Nor is Sri Lanka the only one feeling the pain of Belt and Road mistakes. Here’s an AP story from May:

An Associated Press analysis of a dozen countries most indebted to China — including Pakistan, Kenya, Zambia, Laos and Mongolia — found paying back that debt is consuming an ever-greater amount of the tax revenue needed to keep schools open, provide electricity and pay for food and fuel…

Behind the scenes is China’s reluctance to forgive debt and its extreme secrecy about how much money it has loaned and on what terms, which has kept other major lenders from stepping in to help. On top of that is the recent discovery that borrowers have been required to put cash in hidden escrow accounts that push China to the front of the line of creditors to be paid…

Countries in AP’s analysis had as much as 50% of their foreign loans from China and most were devoting more than a third of government revenue to paying off foreign debt.

Now, there actually are some things that the IMF and other lenders can do to help countries like Sri Lanka. Jennifer Harris points out that the IMF can lend into “official arrears”, which would allow Sri Lanka to get a bailout even if it defaults on its China payments. That’s good.

But let’s stop to consider just how crazy this makes the whole economic model of the Belt and Road look. Suppose a rich guy walks up to you and tells you that he first made it in the food truck business, and you can too. He offers to lend you money to buy a food truck and get started earning cash. He’s a rich successful guy, so you believe him, and you take the deal. Oh, and he owns the company that sells you the food truck, and he also owns the company that sells you the ingredients, so you’re just taking the money he lends you and turning right around and giving it to his businesses.

And then it turns out that the food truck business isn’t nearly as great as he led you to believe. Your business folds. But guess what — you still owe money to the rich guy! First, he gets the truck he sold you, since that was collateral for the loan. But you still owe him some more, and he demands payment! You’re broke, you have no money and no truck, and you’re on the hook to this guy who dazzled you with bad advice. And he’s not in a mood to forgive your debt.

On paper, cases like Sri Lanka’s look like a win for China at other countries’ expense — well-connected Chinese contractors got paid out, China got a port in a highly strategic region, and they might still get Sri Lanka to cough up the rest of the money they owe, which will have to be squeezed from suffering Sri Lankan farmers in the form of higher taxes. From China’s perspective, what’s not to like?

But in the long run, this is almost certain to hurt China’s image in the world. Back when the money was flowing, the countries of the Global South saw China in a highly positive light — after all, the West’s money always comes with strings attached.

But because the Belt and Road was so ill-conceived, this warm fuzzy feeling always had an expiration date.
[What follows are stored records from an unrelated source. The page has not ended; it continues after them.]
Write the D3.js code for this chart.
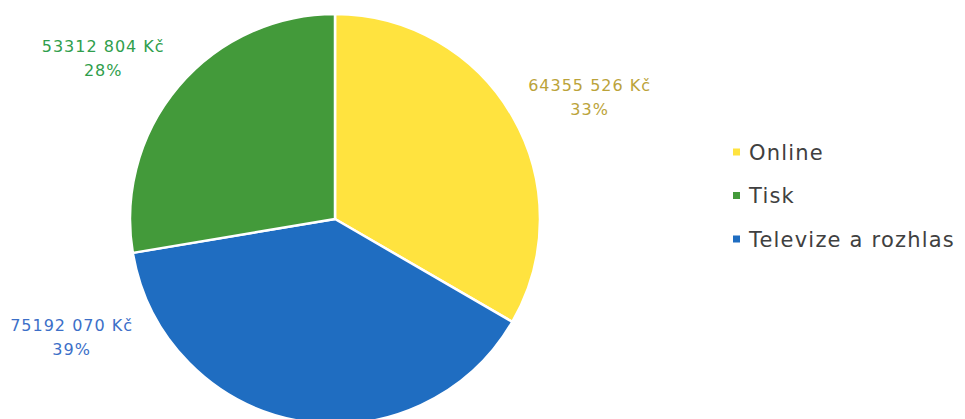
<!DOCTYPE html>
<html><head><meta charset="utf-8">
<script src="https://cdn.jsdelivr.net/npm/d3@7"></script>
<style>body{margin:0;background:#fff}svg{display:block}</style>
</head><body><svg id="c" width="965" height="419"></svg>
<script>
const categories = ["Online", "Televize a rozhlas", "Tisk"];
const values = [64355526, 75192070, 53312804];
const legendOrder = ["Online", "Tisk", "Televize a rozhlas"];
const colors = {"Online":"#FFE33F","Tisk":"#439A3A","Televize a rozhlas":"#1F6DC1"};
const labelColors = {"Online":"#BBA33A","Tisk":"#2F9E4C","Televize a rozhlas":"#3C6FC8"};
// label placement (polar, degrees clockwise from top, radius in px)
const labelPolar = {"Online":[63.7,284],"Tisk":[305.3,284],"Televize a rozhlas":[246.6,287]};

const svg = d3.select("#c");
const cx = 335, cy = 219, R = 205;
const data = categories.map((c,i)=>({cat:c, value:values[i]}));
const total = d3.sum(values);
const pie = d3.pie().value(d=>d.value).sort(null);
const arcs = pie(data);
const arc = d3.arc().innerRadius(0).outerRadius(R);
const g = svg.append("g").attr("transform",`translate(${cx},${cy})`);
g.selectAll("path").data(arcs).join("path")
  .attr("d",arc).attr("fill",d=>colors[d.data.cat])
  .attr("stroke","#fff").attr("stroke-width",2.5).attr("stroke-linejoin","round");

const fmt = v => { const s = String(v); return s.slice(0,s.length-3)+" "+s.slice(-3)+" Kč"; };
const lbl = g.selectAll("text.lbl").data(arcs).join("text").attr("class","lbl")
  .attr("text-anchor","middle")
  .attr("font-family","'DejaVu Sans', sans-serif").attr("font-size",16)
  .attr("letter-spacing",1)
  .attr("fill",d=>labelColors[d.data.cat])
  .attr("transform",d=>{const [a,r]=labelPolar[d.data.cat];const t=a*Math.PI/180;return `translate(${r*Math.sin(t)},${-r*Math.cos(t)})`;});
lbl.append("tspan").attr("x",0).attr("dy","-0.15em").text(d=>fmt(d.data.value));
lbl.append("tspan").attr("x",0).attr("dy","1.5em").text(d=>Math.round(d.data.value/total*100)+"%");

const leg = svg.append("g").attr("transform","translate(733,152)");
const y = d3.scalePoint().domain(legendOrder).range([0,87]);
const li = leg.selectAll("g").data(legendOrder).join("g").attr("transform",d=>`translate(0,${y(d)})`);
li.append("rect").attr("x",0).attr("y",-3.5).attr("width",7).attr("height",7).attr("fill",d=>colors[d]);
li.append("text").attr("x",16).attr("dy","0.36em").attr("letter-spacing",1.2)
  .attr("font-family","'DejaVu Sans', sans-serif").attr("font-size",21).attr("fill","#404040").text(d=>d);
</script></body></html>
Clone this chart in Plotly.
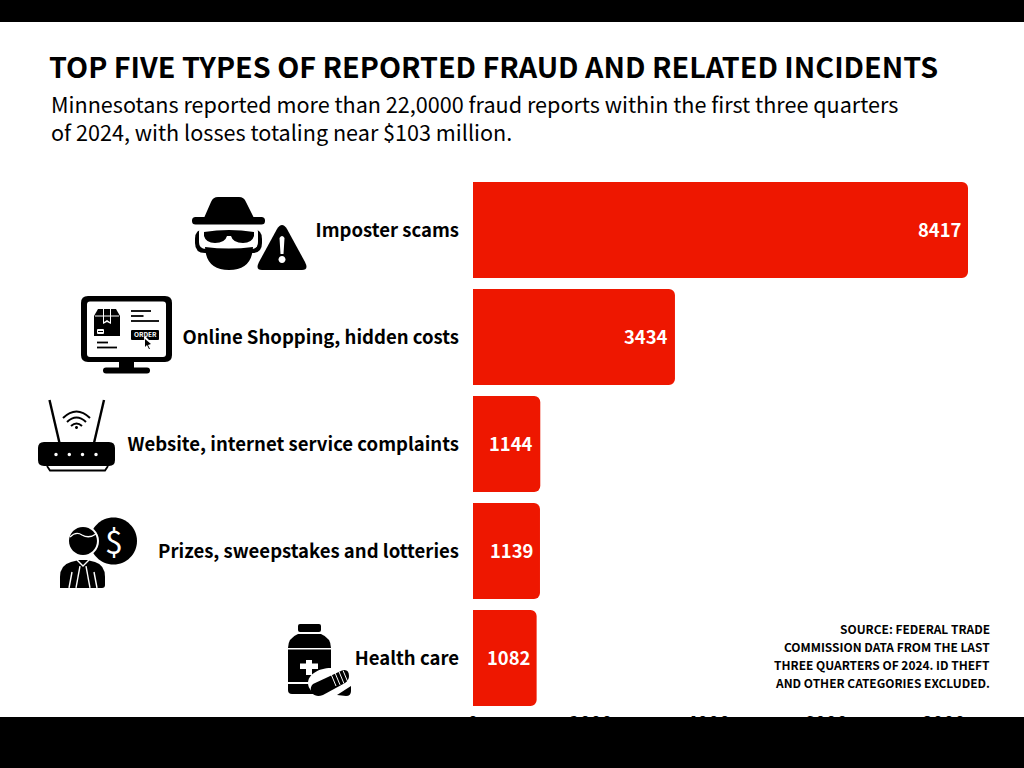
import re
import math
import plotly.graph_objects as go

categories = ["Imposter scams", "Online Shopping, hidden costs",
              "Website, internet service complaints",
              "Prizes, sweepstakes and lotteries", "Health care"]
values = [8417, 3434, 1144, 1139, 1082]
x_ticks = [0, 2000, 4000, 6000, 8000]
title = "TOP FIVE TYPES OF REPORTED FRAUD AND RELATED INCIDENTS"
subtitle = ["Minnesotans reported more than 22,0000 fraud reports within the first three quarters",
            "of 2024, with losses totaling near $103 million."]
source = ["SOURCE: FEDERAL TRADE", "COMMISSION DATA FROM THE LAST",
          "THREE QUARTERS OF 2024. ID THEFT", "AND OTHER CATEGORIES EXCLUDED."]

W, H = 1024, 768
FONT = "Noto Sans CJK SC"
RED = "#EE1700"
BLACK = "#000000"


def conv(path):
    toks = re.findall(r"[MLCQZ]|-?\d+\.?\d*", path)
    out, isx = [], True
    for t in toks:
        if t in "MLCQZ":
            out.append(t)
            isx = True
        else:
            v = float(t)
            out.append(f"{v / W:.5f}" if isx else f"{1 - v / H:.5f}")
            isx = not isx
    s, i = "", 0
    while i < len(out):
        if out[i] in "MLCQZ":
            s += out[i]
            i += 1
        else:
            s += out[i] + "," + out[i + 1] + " "
            i += 2
    return s


shapes = []


def fill(path, color=BLACK):
    shapes.append(dict(type="path", xref="paper", yref="paper", path=conv(path),
                       fillcolor=color, line=dict(width=0), layer="above"))


def stroke(path, width, color=BLACK):
    shapes.append(dict(type="path", xref="paper", yref="paper", path=conv(path),
                       line=dict(width=width, color=color), layer="above"))


def rrect(x0, y0, x1, y1, r):
    return (f"M{x0 + r} {y0} L{x1 - r} {y0} Q{x1} {y0} {x1} {y0 + r} L{x1} {y1 - r} "
            f"Q{x1} {y1} {x1 - r} {y1} L{x0 + r} {y1} Q{x0} {y1} {x0} {y1 - r} "
            f"L{x0} {y0 + r} Q{x0} {y0} {x0 + r} {y0} Z")


def ell(cx, cy, rx, ry=None):
    ry = rx if ry is None else ry
    k = 0.5523
    return (f"M{cx - rx} {cy} C{cx - rx} {cy - k * ry} {cx - k * rx} {cy - ry} {cx} {cy - ry} "
            f"C{cx + k * rx} {cy - ry} {cx + rx} {cy - k * ry} {cx + rx} {cy} "
            f"C{cx + rx} {cy + k * ry} {cx + k * rx} {cy + ry} {cx} {cy + ry} "
            f"C{cx - k * rx} {cy + ry} {cx - rx} {cy + k * ry} {cx - rx} {cy} Z")


# --- spy icon
fill(rrect(192, 217, 265, 224.5, 3.5))
fill("M204 218 L211 202 Q213 197 218 197 L239 197 Q244 197 246 202 L254 218 Z")
fill(rrect(195, 229, 262, 253, 10))
fill(rrect(199, 225, 258, 249, 7), "#FFFFFF")
fill("M204 232 Q229 228 254 232 L254 236 Q252 243 243 243 Q233 243 231 236 L227 236 Q225 243 215 243 Q206 243 204 236 Z")
fill("M205 247 Q229 250 253 247 Q252 270 229 270 Q206 270 205 247 Z")
# warning triangle
fill("M277 229 Q282 221 287 229 L305 262 Q309 270 302 270 L262 270 Q255 270 259 262 Z")
fill("M279.5 238 Q282 234 284.5 238 L283.5 254 L280.5 254 Z", "#FFFFFF")
fill(ell(282, 259.5, 3.5), "#FFFFFF")

# --- monitor icon
fill(rrect(81, 296, 172, 362, 7))
fill(rrect(87, 301.5, 166, 357, 3), "#FFFFFF")
fill("M119 361 L134 361 L134 368 L119 368 Z")
fill(rrect(103, 367.5, 150, 373.5, 3))
fill("M98 309 L116 309 L120 316 L120 336 L94 336 L94 316 Z")
fill("M95 315.5 L119 315.5 L119 316.5 L95 316.5 Z", "#FFFFFF")
fill("M103 309 L104 309 L104 322 L107 320 L110 322 L110 309 L111 309 L111 324 L107 322 L103 324 Z", "#FFFFFF")
fill(rrect(97, 329, 104, 334, 1), "#FFFFFF")
fill("M98 331 L103 331 L103 332 L98 332 Z")
for x0, x1, y in [(131, 151, 311), (131, 143.5, 316), (131, 159, 321), (97, 108, 342.5), (97, 117, 347.5)]:
    fill(f"M{x0} {y - 0.9} L{x1} {y - 0.9} L{x1} {y + 0.9} L{x0} {y + 0.9} Z")
fill(rrect(131, 330, 159, 340, 1))
fill("M144 337 L146 337 L153 344 L149 345 L151 349 L149 350 L147 346 L145 348 Z", "#FFFFFF")
fill("M145 339 L151 344 L148 345 L150 349 L149 349 L147 345 L145 347 Z")

# --- router icon
stroke("M49.5 400 L59.5 443", 2.4)
stroke("M104 400 L94 443", 2.4)
fill(rrect(38, 442, 115, 466, 6))
for x in [56, 69.3, 82.5, 96]:
    fill(ell(x, 454.5, 1.7), "#FFFFFF")
stroke("M47 466 L50 470.5 L105 470.5 L108 466", 1.8)
stroke("M63 418 Q76.5 405 90 418", 2)
stroke("M67 422 Q76.5 413 86 422", 2)
stroke("M71 426 Q76.5 421 82 426", 2)
fill(ell(76.5, 427.5, 1.5))

# --- person and coin icon
fill(ell(113.5, 541, 23.5))
fill(ell(83, 541, 16), "#FFFFFF")
fill(ell(83, 541, 14))
stroke("M70 537 Q76 531 82 535 Q89 539 96 534", 1.4, "#FFFFFF")
fill("M60 588 L60 577 Q60 565 71 562 L79 560 L87 560 L95 562 Q105 565 105 577 L105 585 Q105 588 102 588 Z")
stroke("M69 588 L72 572", 1.4, "#FFFFFF")
stroke("M97 588 L94 572", 1.4, "#FFFFFF")
stroke("M77 560 L83 566 L89 560", 1.4, "#FFFFFF")
stroke("M80 566 L76 588", 1.4, "#FFFFFF")
stroke("M86 566 L90 588", 1.4, "#FFFFFF")

# --- medicine icon
fill(rrect(298, 624, 321, 632, 2))
fill("M298 634 L321 634 Q331 638 331 648 L288 648 Q288 638 298 634 Z")
fill("M288 649.5 L331 649.5 L331 682 L288 682 Z")
fill("M288 684 L331 684 L331 694 L292 694 Q288 694 288 690 Z")
fill("M306 660 L312 660 L312 663.5 L318 663.5 L318 669 L312 669 L312 675 L306 675 L306 669 L300 669 L300 663.5 L306 663.5 Z", "#FFFFFF")
fill(ell(331, 683, 23, 15), "#FFFFFF")
fill("M313 684 L343 670 Q349 669 349 676 Q349 680 345 683 L323 695 Q314 698 311 691 Q310 687 313 684 Z")
fill("M337 695 L351 686 L351 691 Q351 696 346 696 Z")
fill("M326 695 L331 696 L338 696 L331 696 Z")
for off in [0, 4, 8, 12]:
    stroke(f"M{331 + off} {674 - off * 0.3} L{336 + off} {686 - off * 0.3}", 1, "#FFFFFF")

# --- black bands on top of the page, hiding the axis labels
fill(f"M0 0 L{W} 0 L{W} 22 L0 22 Z")
fill(f"M0 717 L{W} 717 L{W} {H} L0 {H} Z")

annotations = []


def note(text, x, y, size, weight=400, anchor="left", color=BLACK):
    annotations.append(dict(text=text, x=x / W, y=1 - y / H, xref="paper", yref="paper",
                            xanchor=anchor, yanchor="middle", showarrow=False,
                            font=dict(family=FONT, size=size, weight=weight, color=color)))


note(title, 46.7, 65.5, 28.7, 700)
note(subtitle[0], 48.6, 103, 21.6)
note(subtitle[1], 48.6, 131.5, 21.6)
for i, line in enumerate(source):
    note(line, 992, 628.6 + i * 18, 11.95, 700, "right")
note("$", 113.5, 540, 32, 400, "center", "#FFFFFF")
note("ORDER", 145, 334, 6.5, 700, "center", "#FFFFFF")
for c, v in zip(categories, values):
    annotations.append(dict(text=str(v), x=v, y=c, xref="x", yref="y", xanchor="right",
                            xshift=-4.8, yshift=1, yanchor="middle", showarrow=False,
                            font=dict(family=FONT, size=18.4, weight=700, color="#FFFFFF")))

PX_PER_UNIT = 495 / 8417
fig = go.Figure(go.Bar(x=values, y=categories, orientation="h", marker=dict(color=RED, line=dict(width=0), cornerradius=6),
                       hoverinfo="skip"))
fig.update_layout(
    width=W, height=H, margin=dict(l=0, r=0, t=0, b=0, autoexpand=False), paper_bgcolor="#FFFFFF",
    plot_bgcolor="#FFFFFF", showlegend=False, bargap=0.103, shapes=shapes, annotations=annotations,
    xaxis=dict(domain=[473 / W, 1], range=[0, (W - 473) / PX_PER_UNIT], tickvals=x_ticks,
               showgrid=False, zeroline=False, showline=False, ticks="", ticklabelstandoff=-1,
               tickfont=dict(family=FONT, size=18.5, weight=700, color=BLACK)),
    yaxis=dict(domain=[1 - 711.5 / H, 1 - 176.5 / H], autorange="reversed", showgrid=False,
               zeroline=False, showline=False, ticks="", ticklabelstandoff=13,
               tickfont=dict(family=FONT, size=18.55, weight=700, color=BLACK)),
)
fig.write_html("out.html", config=dict(displayModeBar=False),
               post_script="document.body.style.margin='0';document.documentElement.style.overflow='hidden';")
Now that the Belt and Road has basically failed, and the cash faucet has been shut off, delight at China’s seeming largesse is clearly going to be replaced with resentment and distrust. Acting like a mafia loanshark is not generally a way to win friends and influence people.

Note that although this is a debt trap, it isn’t really a case of “debt-trap diplomacy”, as some people accuse. Debt-trap diplomacy is where you get a country to owe you money, and you force it to make geopolitical concessions in exchange for loan forbearance. China doesn’t appear to be doing that; instead it appears to simply be walking away with as much of the money as it can, and thumbing its nose as it walks away, and leaving developing countries bitter and resentful.

That’s just a mind-bogglingly bad long-term strategy for achieving global leadership. China’s leaders tout their country as the leader of the Global South, but they’re raiding developing countries like their own personal piggy bank. Throughout the whole saga of the Belt and Road, China’s government treated countries like Pakistan, Sri Lanka, and Zambia like Chinese provinces — assuming they could and would strongarm their populations into supporting new infrastructure, prioritizing economic throughput over efficiency and profitability, and counting on those other countries to take the hit when the projects went…er…south.